Norwegian salmon, Scottish salmon, Atlantiese salm
A number of salmon farms in Norway have been certified by Aquaculture Stewardship Council as ecologically sustainable. A detailed list of certified farms is available on the ASC website.
1. What is it?
Atlantic salmon (Salmo salar) are predatory fish that spend the first part of their lives in freshwater streams before migrating out to the ocean as adults and return to their streams for spawning. Norway is the leading producer of Atlantic salmon in the world.
2. How was it caught or farmed?
Atlantic salmon are farmed in special cages in Norway. These open cages may affect the environment as they discharge directly into the sea leading to the accumulation of waste on the sea floor and an increase in the concentration of chemical contaminants. Feed is considered to be traceable. There is also a high risk of fish escaping which could result in the spreading of disease and altering the gene pool of the wild salmon population.
3. Where is it from?
Atlantic salmon are found in the northern Atlantic Ocean (FAO 27) and in rivers (FAO 5) that flow into the north Atlantic and (due to human introduction) the north Pacific area.

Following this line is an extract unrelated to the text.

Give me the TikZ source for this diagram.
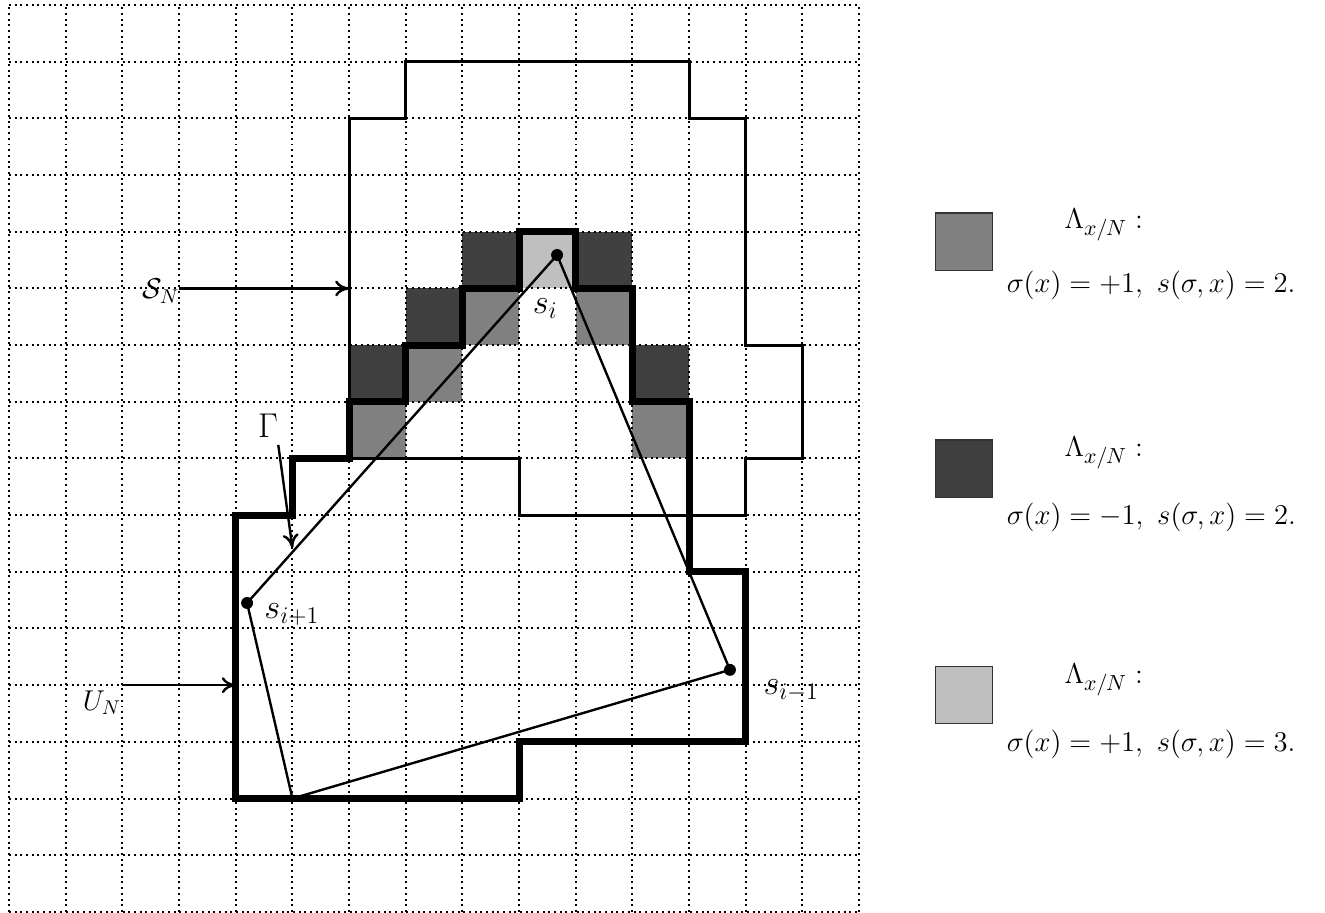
\documentclass[tikz,border=0pt]{standalone}
\usepackage{amsmath,amssymb}
\usepackage{tikz}
\usetikzlibrary{arrows.meta}

\begin{document}
\begin{tikzpicture}[
  font=\Large,
  gridline/.style={line width=1pt, dash pattern=on 1pt off 1.85pt},
  spinbox/.style={line width=1.4pt},
  contour/.style={line width=3.5pt},
  pathline/.style={line width=1.2pt},
  labelarrow/.style={
    -{To[length=7pt,width=8pt]},
    line width=1.2pt
  },
  sitedot/.style={circle, fill=black, inner sep=0pt, minimum size=6pt},
  sitelabel/.style={font=\LARGE},
  legendtext/.style={anchor=west, font=\fontsize{15}{18}\selectfont},
  cellplus/.style={fill=black!50},
  cellminus/.style={fill=black!75},
  celltop/.style={fill=black!25},
  legendbox/.style={
    rectangle,
    draw=black!80,
    line width=0.6pt,
    minimum size=1.01cm,
    inner sep=0pt
  }
]
\useasboundingbox (-0.16,-0.02) rectangle (23.22,16.09);

% cells along the contour
\foreach \x/\y in {8/10,10/10,7/9,6/8,11/8}
  \fill[cellplus] (\x,\y) rectangle ++(1,1);
\foreach \x/\y in {8/11,10/11,7/10,6/9,11/9}
  \fill[cellminus] (\x,\y) rectangle ++(1,1);
\fill[celltop] (9,11) rectangle ++(1,1);

% lattice
\draw[gridline] (0,0) grid (15,16);

% S_N
\draw[spinbox] (7,15) -- (12,15) -- (12,14) -- (13,14) -- (13,10) -- (14,10)
  -- (14,8) -- (13,8) -- (13,7) -- (9,7) -- (9,8) -- (6,8) -- (6,14)
  -- (7,14) -- cycle;

% U_N / Gamma
\draw[contour] (4,2) -- (4,7) -- (5,7) -- (5,8) -- (6,8) -- (6,9) -- (7,9)
  -- (7,10) -- (8,10) -- (8,11) -- (9,11) -- (9,12) -- (10,12) -- (10,11)
  -- (11,11) -- (11,9) -- (12,9) -- (12,6) -- (13,6) -- (13,3) -- (9,3)
  -- (9,2) -- cycle;

% polygon through the sites
\coordinate (si) at (9.67,11.59);
\coordinate (sip) at (4.2,5.45);
\coordinate (sim) at (12.72,4.27);
\coordinate (base) at (5,2);

\draw[pathline] (si) -- (sip) -- (base) -- (sim) -- cycle;

\node[sitedot] (dotsi) at (si) {};
\node[sitedot] (dotsip) at (sip) {};
\node[sitedot] (dotsim) at (sim) {};

\node[sitelabel] (silabel) at (9.46,10.65) {$s_i$};
\node[sitelabel, anchor=west, inner sep=0pt] (siplabel) at (4.5,5.25) {$s_{i+1}$};
\node[sitelabel] (simlabel) at (13.8,3.9) {$s_{i-1}$};

% labels with arrows
\node (snlabel) at (2.68,10.95) {$\mathcal{S}_N$};
\coordinate (snfrom) at (3,11);
\coordinate (snto) at (6,11);
\draw[labelarrow] (snfrom) -- (snto);

\node (unlabel) at (1.64,3.69) {$U_N$};
\coordinate (unfrom) at (2,4);
\coordinate (unto) at (4,4);
\draw[labelarrow] (unfrom) -- (unto);

\node[sitelabel] (gammalabel) at (4.57,8.58) {$\Gamma$};
\coordinate (gammafrom) at (4.75,8.24);
\coordinate (gammato) at (5.0,6.42);
\draw[labelarrow] (gammafrom) -- (gammato);

% legend
\node[legendbox, fill=black!50] (boxplus) at (16.845,11.825) {};
\node[legendtext] (lamplus) at (18.5,12.12) {$\Lambda_{x/N}:$};
\node[legendtext] (textplus) at (17.48,11.06) {$\sigma(x)=+1,\ s(\sigma,x)=2.$};

\node[legendbox, fill=black!75] (boxminus) at (16.845,7.82) {};
\node[legendtext] (lamminus) at (18.5,8.1) {$\Lambda_{x/N}:$};
\node[legendtext] (textminus) at (17.48,6.97) {$\sigma(x)=-1,\ s(\sigma,x)=2.$};

\node[legendbox, fill=black!25] (boxtop) at (16.845,3.825) {};
\node[legendtext] (lamtop) at (18.5,4.09) {$\Lambda_{x/N}:$};
\node[legendtext] (texttop) at (17.48,2.95) {$\sigma(x)=+1,\ s(\sigma,x)=3.$};

\end{tikzpicture}
\end{document}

They are farmed in Norway and imported into South Africa. Management is considered to be largely effective. Norway has strict bio security regulations that are part of the various regulations in the country. There have been no incidents of human rights violations or formal land/water use complaints. However there have been several newspaper reports criticizing the expansion of aquaculture activities along with the associated impact of waste and nutrient discharge into the surrounding ecosystem.